WRITTEN EXERCISE ::
Retype all the entries word for word, but omit the pictures.

── RECORDS FOR PROCESSING ──

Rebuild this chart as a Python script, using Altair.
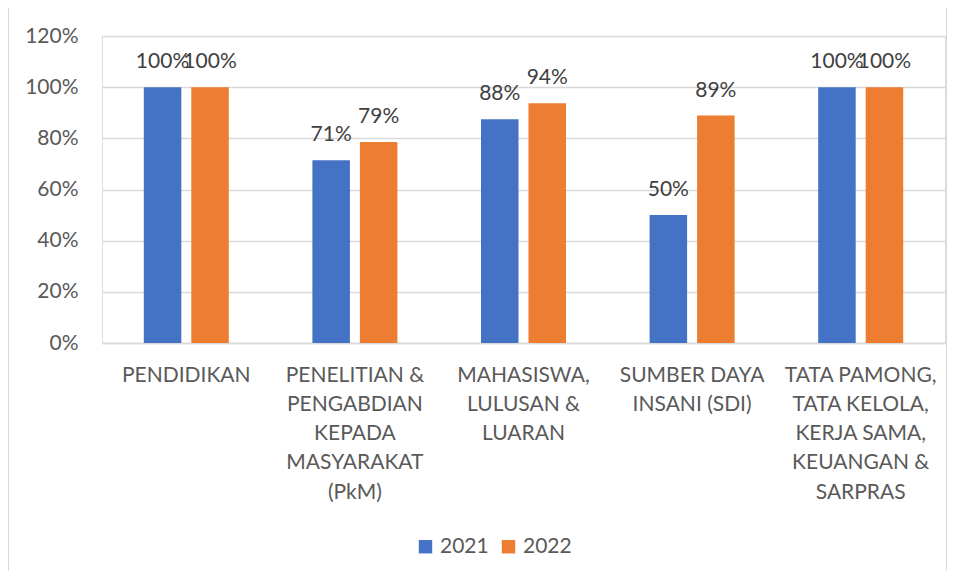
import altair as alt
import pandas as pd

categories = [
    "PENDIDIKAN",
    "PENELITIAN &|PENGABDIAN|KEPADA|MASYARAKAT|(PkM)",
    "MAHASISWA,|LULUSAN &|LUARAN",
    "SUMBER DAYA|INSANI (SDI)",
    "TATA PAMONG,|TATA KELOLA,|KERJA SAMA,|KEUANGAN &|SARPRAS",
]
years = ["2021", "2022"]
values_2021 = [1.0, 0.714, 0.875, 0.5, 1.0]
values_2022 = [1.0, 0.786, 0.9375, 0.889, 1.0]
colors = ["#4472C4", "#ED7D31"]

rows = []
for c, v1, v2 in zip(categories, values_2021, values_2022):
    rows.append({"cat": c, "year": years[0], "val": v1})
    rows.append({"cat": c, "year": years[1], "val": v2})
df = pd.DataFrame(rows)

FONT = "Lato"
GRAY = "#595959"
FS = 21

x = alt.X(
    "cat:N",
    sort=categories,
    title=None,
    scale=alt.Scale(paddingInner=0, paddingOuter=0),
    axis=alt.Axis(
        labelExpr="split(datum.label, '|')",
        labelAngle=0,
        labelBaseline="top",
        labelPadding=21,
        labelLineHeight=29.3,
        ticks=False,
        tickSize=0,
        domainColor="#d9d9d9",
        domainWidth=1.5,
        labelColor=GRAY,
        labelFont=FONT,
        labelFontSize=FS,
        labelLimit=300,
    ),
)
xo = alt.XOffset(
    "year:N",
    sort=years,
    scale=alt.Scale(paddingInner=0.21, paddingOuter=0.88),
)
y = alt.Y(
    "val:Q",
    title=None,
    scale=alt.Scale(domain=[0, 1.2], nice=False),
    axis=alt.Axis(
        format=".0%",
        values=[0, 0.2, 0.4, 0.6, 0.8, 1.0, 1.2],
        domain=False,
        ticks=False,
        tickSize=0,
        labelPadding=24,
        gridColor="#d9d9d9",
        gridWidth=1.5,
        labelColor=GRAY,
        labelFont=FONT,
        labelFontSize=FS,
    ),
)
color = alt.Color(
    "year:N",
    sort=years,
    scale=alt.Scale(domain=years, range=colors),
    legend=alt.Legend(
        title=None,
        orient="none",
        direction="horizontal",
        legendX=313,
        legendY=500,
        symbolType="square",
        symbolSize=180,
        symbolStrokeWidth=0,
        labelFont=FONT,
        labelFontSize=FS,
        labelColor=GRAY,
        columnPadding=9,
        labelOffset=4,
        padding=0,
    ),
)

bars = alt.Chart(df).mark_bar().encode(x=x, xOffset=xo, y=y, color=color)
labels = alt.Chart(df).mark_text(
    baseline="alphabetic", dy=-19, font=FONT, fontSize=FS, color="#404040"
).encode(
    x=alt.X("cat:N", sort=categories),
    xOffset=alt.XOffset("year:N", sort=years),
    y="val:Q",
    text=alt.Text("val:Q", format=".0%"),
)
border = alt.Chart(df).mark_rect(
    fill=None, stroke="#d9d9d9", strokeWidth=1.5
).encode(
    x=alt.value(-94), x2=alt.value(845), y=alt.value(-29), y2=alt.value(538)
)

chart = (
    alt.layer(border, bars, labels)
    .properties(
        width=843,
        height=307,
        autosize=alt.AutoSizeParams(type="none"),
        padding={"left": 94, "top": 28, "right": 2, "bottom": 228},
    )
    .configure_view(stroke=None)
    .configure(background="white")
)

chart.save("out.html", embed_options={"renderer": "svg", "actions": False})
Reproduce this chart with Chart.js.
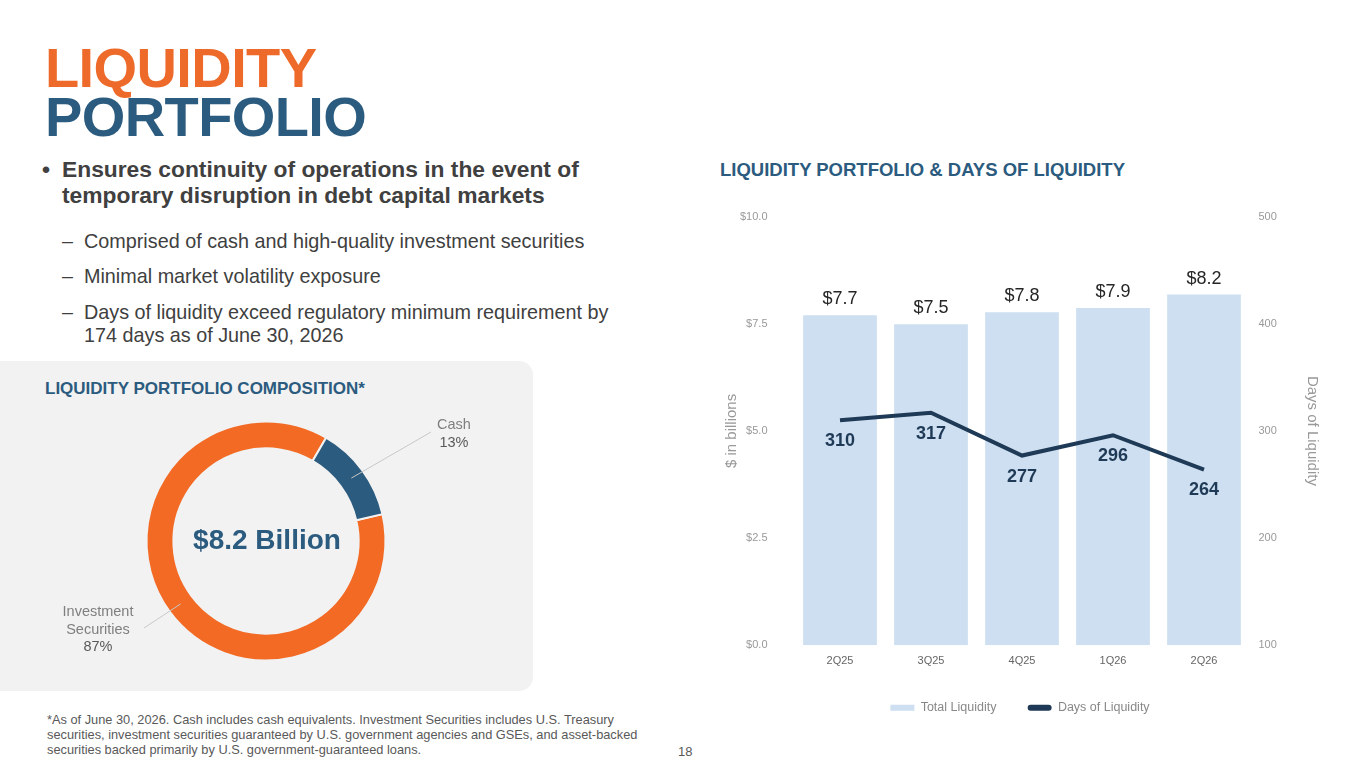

───

RESULT FOR THIS TASK ::
Rebuild this chart as a Python script, using Altair.
import altair as alt
import pandas as pd

categories = [
    "PENDIDIKAN",
    "PENELITIAN &|PENGABDIAN|KEPADA|MASYARAKAT|(PkM)",
    "MAHASISWA,|LULUSAN &|LUARAN",
    "SUMBER DAYA|INSANI (SDI)",
    "TATA PAMONG,|TATA KELOLA,|KERJA SAMA,|KEUANGAN &|SARPRAS",
]
years = ["2021", "2022"]
values_2021 = [1.0, 0.714, 0.875, 0.5, 1.0]
values_2022 = [1.0, 0.786, 0.9375, 0.889, 1.0]
colors = ["#4472C4", "#ED7D31"]

rows = []
for c, v1, v2 in zip(categories, values_2021, values_2022):
    rows.append({"cat": c, "year": years[0], "val": v1})
    rows.append({"cat": c, "year": years[1], "val": v2})
df = pd.DataFrame(rows)

FONT = "Lato"
GRAY = "#595959"
FS = 21

x = alt.X(
    "cat:N",
    sort=categories,
    title=None,
    scale=alt.Scale(paddingInner=0, paddingOuter=0),
    axis=alt.Axis(
        labelExpr="split(datum.label, '|')",
        labelAngle=0,
        labelBaseline="top",
        labelPadding=21,
        labelLineHeight=29.3,
        ticks=False,
        tickSize=0,
        domainColor="#d9d9d9",
        domainWidth=1.5,
        labelColor=GRAY,
        labelFont=FONT,
        labelFontSize=FS,
        labelLimit=300,
    ),
)
xo = alt.XOffset(
    "year:N",
    sort=years,
    scale=alt.Scale(paddingInner=0.21, paddingOuter=0.88),
)
y = alt.Y(
    "val:Q",
    title=None,
    scale=alt.Scale(domain=[0, 1.2], nice=False),
    axis=alt.Axis(
        format=".0%",
        values=[0, 0.2, 0.4, 0.6, 0.8, 1.0, 1.2],
        domain=False,
        ticks=False,
        tickSize=0,
        labelPadding=24,
        gridColor="#d9d9d9",
        gridWidth=1.5,
        labelColor=GRAY,
        labelFont=FONT,
        labelFontSize=FS,
    ),
)
color = alt.Color(
    "year:N",
    sort=years,
    scale=alt.Scale(domain=years, range=colors),
    legend=alt.Legend(
        title=None,
        orient="none",
        direction="horizontal",
        legendX=313,
        legendY=500,
        symbolType="square",
        symbolSize=180,
        symbolStrokeWidth=0,
        labelFont=FONT,
        labelFontSize=FS,
        labelColor=GRAY,
        columnPadding=9,
        labelOffset=4,
        padding=0,
    ),
)

bars = alt.Chart(df).mark_bar().encode(x=x, xOffset=xo, y=y, color=color)
labels = alt.Chart(df).mark_text(
    baseline="alphabetic", dy=-19, font=FONT, fontSize=FS, color="#404040"
).encode(
    x=alt.X("cat:N", sort=categories),
    xOffset=alt.XOffset("year:N", sort=years),
    y="val:Q",
    text=alt.Text("val:Q", format=".0%"),
)
border = alt.Chart(df).mark_rect(
    fill=None, stroke="#d9d9d9", strokeWidth=1.5
).encode(
    x=alt.value(-94), x2=alt.value(845), y=alt.value(-29), y2=alt.value(538)
)

chart = (
    alt.layer(border, bars, labels)
    .properties(
        width=843,
        height=307,
        autosize=alt.AutoSizeParams(type="none"),
        padding={"left": 94, "top": 28, "right": 2, "bottom": 228},
    )
    .configure_view(stroke=None)
    .configure(background="white")
)

chart.save("out.html", embed_options={"renderer": "svg", "actions": False})
Reproduce this chart with Chart.js.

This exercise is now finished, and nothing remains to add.